* Short problem *
Print nothing but the lines from the start of the listing below through the line that contains "import plotly.graph_objects as go". Do not include the pictures.

* Extracted data *
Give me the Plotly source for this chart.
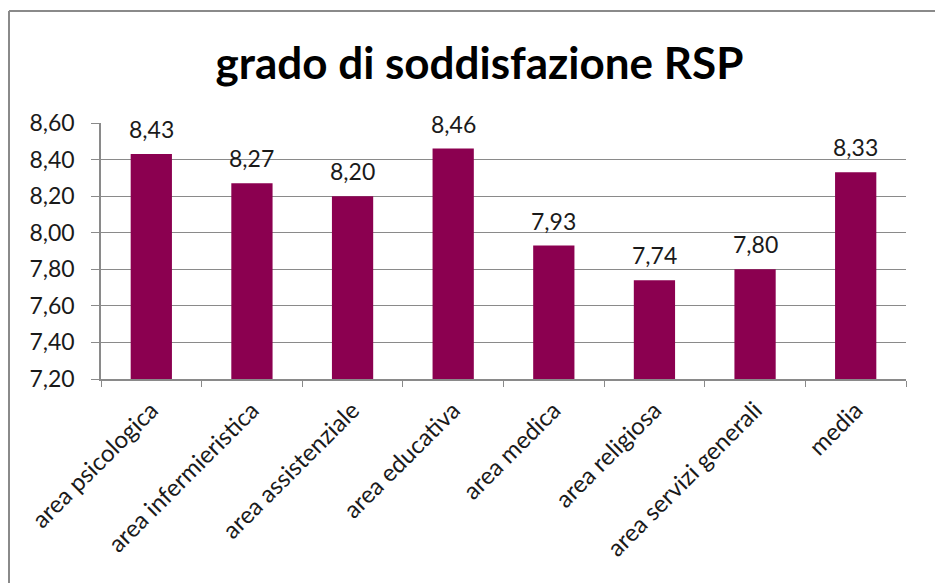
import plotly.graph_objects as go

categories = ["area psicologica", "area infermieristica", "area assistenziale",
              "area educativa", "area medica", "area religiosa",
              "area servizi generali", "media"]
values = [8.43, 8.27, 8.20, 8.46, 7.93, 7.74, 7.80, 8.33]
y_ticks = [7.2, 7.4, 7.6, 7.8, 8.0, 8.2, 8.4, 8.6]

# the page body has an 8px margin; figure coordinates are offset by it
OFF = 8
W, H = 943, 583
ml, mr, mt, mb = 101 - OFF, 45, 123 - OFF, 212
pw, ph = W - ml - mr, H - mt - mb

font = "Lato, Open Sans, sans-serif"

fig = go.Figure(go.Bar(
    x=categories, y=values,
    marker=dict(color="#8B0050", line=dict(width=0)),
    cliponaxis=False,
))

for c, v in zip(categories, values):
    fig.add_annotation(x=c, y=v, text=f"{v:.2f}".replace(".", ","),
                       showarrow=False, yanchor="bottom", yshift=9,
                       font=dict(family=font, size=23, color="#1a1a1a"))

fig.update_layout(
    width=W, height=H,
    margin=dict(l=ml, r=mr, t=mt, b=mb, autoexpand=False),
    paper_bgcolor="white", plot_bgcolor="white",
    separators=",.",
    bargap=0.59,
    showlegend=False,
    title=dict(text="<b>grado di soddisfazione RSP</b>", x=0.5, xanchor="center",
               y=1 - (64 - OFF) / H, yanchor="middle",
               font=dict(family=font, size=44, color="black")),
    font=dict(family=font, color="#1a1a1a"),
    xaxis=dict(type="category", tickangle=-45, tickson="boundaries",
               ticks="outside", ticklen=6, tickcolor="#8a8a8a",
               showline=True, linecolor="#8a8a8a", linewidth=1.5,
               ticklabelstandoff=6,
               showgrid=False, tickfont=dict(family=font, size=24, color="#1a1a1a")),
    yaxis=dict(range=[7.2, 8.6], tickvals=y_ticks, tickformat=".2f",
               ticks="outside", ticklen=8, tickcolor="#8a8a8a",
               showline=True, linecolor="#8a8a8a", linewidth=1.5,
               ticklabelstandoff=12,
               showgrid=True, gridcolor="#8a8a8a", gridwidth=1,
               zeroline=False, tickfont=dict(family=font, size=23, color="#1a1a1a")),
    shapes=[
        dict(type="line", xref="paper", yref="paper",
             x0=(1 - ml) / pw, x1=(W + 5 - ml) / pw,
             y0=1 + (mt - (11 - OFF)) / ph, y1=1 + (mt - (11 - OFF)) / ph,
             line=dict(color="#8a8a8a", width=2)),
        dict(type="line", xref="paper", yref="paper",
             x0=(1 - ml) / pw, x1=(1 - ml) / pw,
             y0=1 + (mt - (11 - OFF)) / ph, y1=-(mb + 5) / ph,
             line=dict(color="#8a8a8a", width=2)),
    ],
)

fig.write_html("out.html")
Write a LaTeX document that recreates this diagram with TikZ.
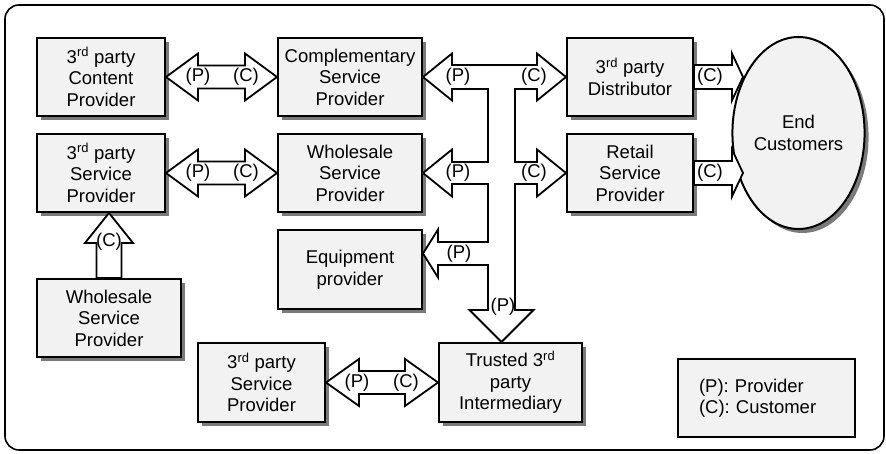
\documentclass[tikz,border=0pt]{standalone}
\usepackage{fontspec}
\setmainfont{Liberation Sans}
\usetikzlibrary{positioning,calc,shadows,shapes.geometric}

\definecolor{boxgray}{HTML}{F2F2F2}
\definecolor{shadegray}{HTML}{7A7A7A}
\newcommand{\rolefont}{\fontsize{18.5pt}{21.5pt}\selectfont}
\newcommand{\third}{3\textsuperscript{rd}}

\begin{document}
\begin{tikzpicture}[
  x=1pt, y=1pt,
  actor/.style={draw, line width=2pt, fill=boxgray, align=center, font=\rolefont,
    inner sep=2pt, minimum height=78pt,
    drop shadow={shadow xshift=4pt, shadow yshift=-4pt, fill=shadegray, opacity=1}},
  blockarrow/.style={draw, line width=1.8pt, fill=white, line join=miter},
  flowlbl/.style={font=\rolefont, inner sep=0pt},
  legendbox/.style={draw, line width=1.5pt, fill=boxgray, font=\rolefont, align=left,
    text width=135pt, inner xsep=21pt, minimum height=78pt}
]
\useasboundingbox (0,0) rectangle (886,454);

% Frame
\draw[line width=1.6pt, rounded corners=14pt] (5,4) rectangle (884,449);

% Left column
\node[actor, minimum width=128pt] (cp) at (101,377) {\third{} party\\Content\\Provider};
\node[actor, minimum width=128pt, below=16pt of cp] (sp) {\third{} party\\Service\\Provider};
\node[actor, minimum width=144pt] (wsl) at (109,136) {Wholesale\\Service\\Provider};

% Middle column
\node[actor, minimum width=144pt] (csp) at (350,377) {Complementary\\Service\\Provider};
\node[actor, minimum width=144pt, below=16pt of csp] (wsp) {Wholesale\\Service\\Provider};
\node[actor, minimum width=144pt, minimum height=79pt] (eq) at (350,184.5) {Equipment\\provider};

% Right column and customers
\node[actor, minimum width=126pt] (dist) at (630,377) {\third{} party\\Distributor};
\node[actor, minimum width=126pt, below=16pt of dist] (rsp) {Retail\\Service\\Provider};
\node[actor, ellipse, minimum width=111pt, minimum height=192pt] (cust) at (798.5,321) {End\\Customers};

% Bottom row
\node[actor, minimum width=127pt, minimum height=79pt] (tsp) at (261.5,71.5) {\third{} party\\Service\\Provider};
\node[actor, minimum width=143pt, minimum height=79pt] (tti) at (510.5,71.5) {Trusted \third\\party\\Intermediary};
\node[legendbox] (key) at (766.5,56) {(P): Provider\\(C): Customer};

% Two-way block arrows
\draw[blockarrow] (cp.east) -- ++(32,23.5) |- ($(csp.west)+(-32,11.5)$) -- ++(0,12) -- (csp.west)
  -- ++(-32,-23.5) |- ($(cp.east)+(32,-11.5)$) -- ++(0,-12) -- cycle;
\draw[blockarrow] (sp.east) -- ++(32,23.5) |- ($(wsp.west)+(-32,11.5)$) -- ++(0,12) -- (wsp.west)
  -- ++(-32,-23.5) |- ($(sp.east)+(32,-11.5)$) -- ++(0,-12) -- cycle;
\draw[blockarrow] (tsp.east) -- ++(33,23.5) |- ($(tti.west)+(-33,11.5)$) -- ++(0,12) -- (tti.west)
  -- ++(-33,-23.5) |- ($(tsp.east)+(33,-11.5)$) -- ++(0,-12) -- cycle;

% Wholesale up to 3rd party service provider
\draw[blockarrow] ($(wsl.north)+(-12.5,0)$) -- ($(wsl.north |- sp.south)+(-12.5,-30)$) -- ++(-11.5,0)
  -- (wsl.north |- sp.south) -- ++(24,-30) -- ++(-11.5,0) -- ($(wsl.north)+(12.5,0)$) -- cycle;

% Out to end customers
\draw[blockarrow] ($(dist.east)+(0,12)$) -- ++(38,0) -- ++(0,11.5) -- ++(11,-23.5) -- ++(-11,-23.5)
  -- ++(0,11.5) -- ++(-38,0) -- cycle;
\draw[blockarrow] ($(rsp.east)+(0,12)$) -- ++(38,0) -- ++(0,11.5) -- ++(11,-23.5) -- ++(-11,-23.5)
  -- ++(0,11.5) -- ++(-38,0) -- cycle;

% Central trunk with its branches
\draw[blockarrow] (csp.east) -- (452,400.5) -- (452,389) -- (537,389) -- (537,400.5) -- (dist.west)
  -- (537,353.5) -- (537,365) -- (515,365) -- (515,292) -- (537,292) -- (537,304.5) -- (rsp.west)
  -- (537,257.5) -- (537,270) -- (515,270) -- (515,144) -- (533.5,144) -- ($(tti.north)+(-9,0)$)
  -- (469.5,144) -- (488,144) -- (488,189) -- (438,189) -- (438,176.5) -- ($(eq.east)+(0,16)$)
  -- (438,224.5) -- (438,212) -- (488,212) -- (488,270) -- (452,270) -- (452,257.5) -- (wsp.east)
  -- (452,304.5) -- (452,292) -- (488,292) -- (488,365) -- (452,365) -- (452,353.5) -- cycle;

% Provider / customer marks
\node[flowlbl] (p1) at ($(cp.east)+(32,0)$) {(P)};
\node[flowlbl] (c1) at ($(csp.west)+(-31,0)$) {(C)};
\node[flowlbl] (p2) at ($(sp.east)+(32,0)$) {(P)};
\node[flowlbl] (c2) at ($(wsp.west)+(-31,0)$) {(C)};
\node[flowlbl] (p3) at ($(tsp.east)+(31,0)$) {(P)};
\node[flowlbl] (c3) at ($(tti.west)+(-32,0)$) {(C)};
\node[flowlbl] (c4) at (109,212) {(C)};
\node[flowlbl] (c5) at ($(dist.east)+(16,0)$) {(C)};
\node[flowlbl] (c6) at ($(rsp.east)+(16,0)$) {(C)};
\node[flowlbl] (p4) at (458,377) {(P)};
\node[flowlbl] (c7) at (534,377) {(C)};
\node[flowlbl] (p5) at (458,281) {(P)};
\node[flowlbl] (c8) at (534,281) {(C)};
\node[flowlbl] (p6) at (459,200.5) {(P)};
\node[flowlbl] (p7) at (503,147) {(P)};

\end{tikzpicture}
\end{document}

* Response to the exercise *
Give me the Plotly source for this chart.
import plotly.graph_objects as go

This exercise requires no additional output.